Hughes left Las Vegas in 1970, but Buckley continued to make his mark as a doctor in Las Vegas.

Dr. John Ellerton, the chief of staff at UMC and a friend of Buckley for 28 years, said Buckley had the idea to give the Lied Ambulatory Care Center a separate building on Pinto Lane. Thousands of adults and children, many of them poor, have received care from some of UMC's best doctors at the clinic at no cost.

"It was his idea, and he ran with it," Ellerton said of the man who would become chief of medicine at UMC during the 1980s. "But he never wanted any publicity for it. He turned down many attempts to give him awards."

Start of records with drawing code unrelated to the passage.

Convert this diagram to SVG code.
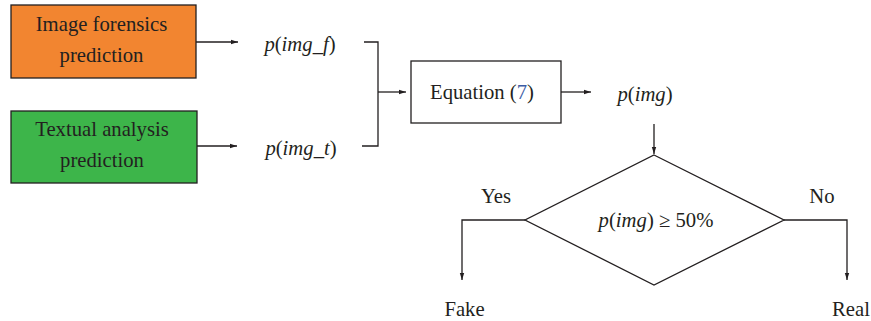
<svg xmlns="http://www.w3.org/2000/svg" width="871" height="321" viewBox="0 0 871 321" font-family="'Liberation Serif', 'DejaVu Serif', 'Times New Roman', Times, serif">
<style>
text{font-size:20.7px;fill:#231F20}
.c{text-anchor:middle}
.i{font-style:italic}
.ln{fill:none;stroke:#231F20;stroke-width:1.3}
.box{stroke:#231F20;stroke-width:1.3}
</style>
<defs>
<marker id="ah" markerWidth="8" markerHeight="6" refX="7" refY="3" orient="auto" markerUnits="userSpaceOnUse">
<path d="M0,0.8 L7,3 L0,5.2 Z" fill="#231F20"/>
</marker>
</defs>
<g id="forensics">
<rect class="box" x="11" y="5" width="185" height="73" fill="#F28530"/>
<text class="c" x="101.5" y="31">Image forensics</text>
<text class="c" x="101.5" y="62">prediction</text>
</g>
<g id="textual">
<rect class="box" x="11" y="111" width="186" height="72" fill="#3DB54A"/>
<text class="c" x="102" y="136">Textual analysis</text>
<text class="c" x="102" y="167">prediction</text>
</g>
<g id="pf">
<text class="c" x="300" y="51"><tspan class="i">p</tspan>(<tspan class="i">img_f</tspan>)</text>
</g>
<g id="pt">
<text class="c" x="301" y="155"><tspan class="i">p</tspan>(<tspan class="i">img_t</tspan>)</text>
</g>
<g id="equation">
<rect class="box" x="411" y="61" width="150" height="62" fill="#FFFFFF"/>
<text class="c" x="482" y="99">Equation (<tspan fill="#3B5BA5">7</tspan>)</text>
</g>
<g id="pimg">
<text class="c" x="645" y="101"><tspan class="i">p</tspan>(<tspan class="i">img</tspan>)</text>
</g>
<g id="decision">
<polygon class="box" points="654,155 784,220 654,285 525,220" fill="#FFFFFF"/>
<text class="c" x="656" y="227"><tspan class="i">p</tspan>(<tspan class="i">img</tspan>) ≥ 50%</text>
</g>
<g id="fake">
<text class="c" x="464.5" y="316">Fake</text>
</g>
<g id="real">
<text class="c" x="851" y="316">Real</text>
</g>
<g id="connectors">
<line class="ln" x1="196" y1="42" x2="238" y2="42" marker-end="url(#ah)"/>
<line class="ln" x1="197" y1="146" x2="237" y2="146" marker-end="url(#ah)"/>
<polyline class="ln" points="364,42 378,42 378,146 362,146"/>
<line class="ln" x1="378" y1="92" x2="406" y2="92" marker-end="url(#ah)"/>
<line class="ln" x1="561" y1="92" x2="591" y2="92" marker-end="url(#ah)"/>
<line class="ln" x1="654" y1="124" x2="654" y2="154" marker-end="url(#ah)"/>
<polyline class="ln" points="525,220 462,220 462,280" marker-end="url(#ah)"/>
<polyline class="ln" points="784,220 847,220 847,280" marker-end="url(#ah)"/>
<text class="c" x="496" y="203">Yes</text>
<text class="c" x="822" y="203">No</text>
</g>
</svg>
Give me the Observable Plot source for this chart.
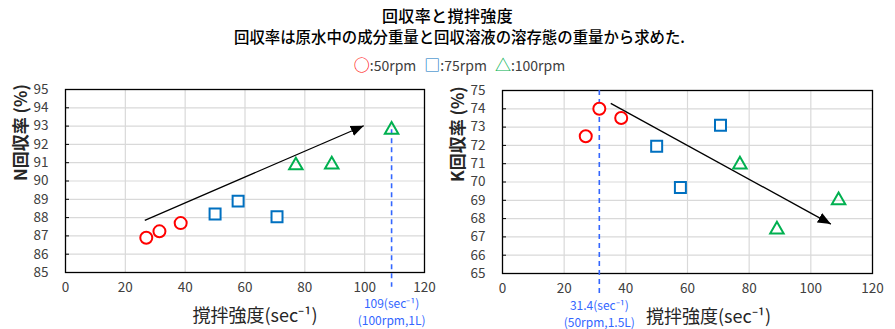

Dr. Dale Carrison, UMC's director of emergency services, said Buckley was a "master at medical politics and keeping the real spirit of medicine alive at UMC."

"He taught me how to get things done in the right way without being obnoxious," Carrison said. "And he made sure that everyone realized that the uninsured should get as good of care as anyone else.'

Dr. Edwin "Flip" Homansky, the Valley Health System medical director, said Buckley, who became chairman of the department of internal medicine at Valley Hospital, was a mentor to him and many other young physicians.

"Dr. Buckley's nickname was 'The Chief,'" Homansky said. "You always knew he was the guy in charge."

At home, Buckley also was in charge, his son, Michael Buckley, a Las Vegas attorney, said. "He made sure we respected our mother."

"In the 1960s, he gave five of his children each a $100 bill, and he told each of us that we had to give it to someone who really needed it," Michael Buckley said. "He wanted us to investigate and really look people in the eye. That was really something."

On several occasions, Michael Buckley said, his father took him or his brothers or sisters on missionary missions to Africa and Haiti. The elder Buckley visited 29 countries on medical missions. Once, Michael Buckley said, President Carter had his father accompany him on a trip to Mali.

Michael Buckley said his father recently had fallen at home, and the subsequent surgery weakened his heart. Robert Buckley died Monday at Valley Hospital.

Steve Hilton, grandson of the late Conrad N. Hilton, the founder of the hotel chain, said Robert Buckley made his presence felt for 40 years on the board of the Conrad N. Hilton Foundation, which has a mission of helping alleviate human suffering.

"He would always be the first to go to our sites in Africa and Haiti," said Steve Hilton, the president, CEO and chairman of the foundation. "I remember one time someone asked him what his medical speciality was, and he simply answered, 'People.'"

With his wife of 57 years, Barbara, and their nine children, Robert Buckley is survived by 29 grandchildren.

Private internment will be Friday at the Veterans Cemetery in Boulder City. A Mass will follow at 1 p.m. at Our Lady of Las Vegas Catholic Church.